The Two Most Recent Thermonuclear Supernovae in the Local Group: Radio Constraints on their Progenitors and Evolution

Young supernova remnants (SNRs) provide a unique perspective on supernova (SN) progenitors and connect the late evolution of SNe with the onset of the SNR phase. Here we study SN 1885A and G1.9+0.3, the most recent thermonuclear SNe in the Local Group (with ages $\sim 100$ years) with radio data, which provides a sensitive probe of the SN environment and energetics. We reduce and co-add 4-8 GHz observations from Karl G. Jansky Very Large Array (VLA) to produce the deepest radio image of the M31 central region (RMS noise of 1.3 $\mu$Jy/beam at 6.2 GHz). We detect some diffuse emission near SN 1885A at 2.6 $\sigma$, but the association with SN 1885A is uncertain because diffuse radio emission pervades the M31 central region. The VLA upper limit and HST measurements yield an ambient density, $n_0 < 0.04$ cm$^{-3}$ ($\pm$ 0.03 cm$^{-3}$ due to systematics) for SN 1885A, and kinetic energies, $E_k \sim (1.3-1.7) \times 10^{51}$ ergs for ejecta masses of $1-1.4$ M$_{\odot}$. For the same ejecta mass range, VLA observations of G1.9+0.3 yield $n_0 = 0.18$ cm$^{-3}$, and $E_k = (1-1.3) \times 10^{51}$ ergs.
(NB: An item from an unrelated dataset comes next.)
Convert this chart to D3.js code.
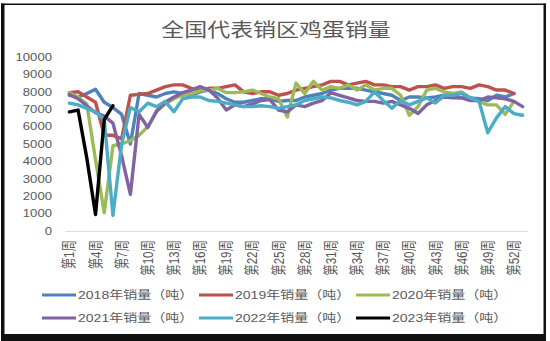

We argue that a sub-Chandrasekhar explosion model may be likely for SN 1885A, in agreement with X-ray studies, but in tension with models for the HST absorption spectra. The analysis of G1.9+0.3 is consistent with both Chandrasekhar and sub-Chandrasekhar SN Ia models, but rules out Type Iax explosions.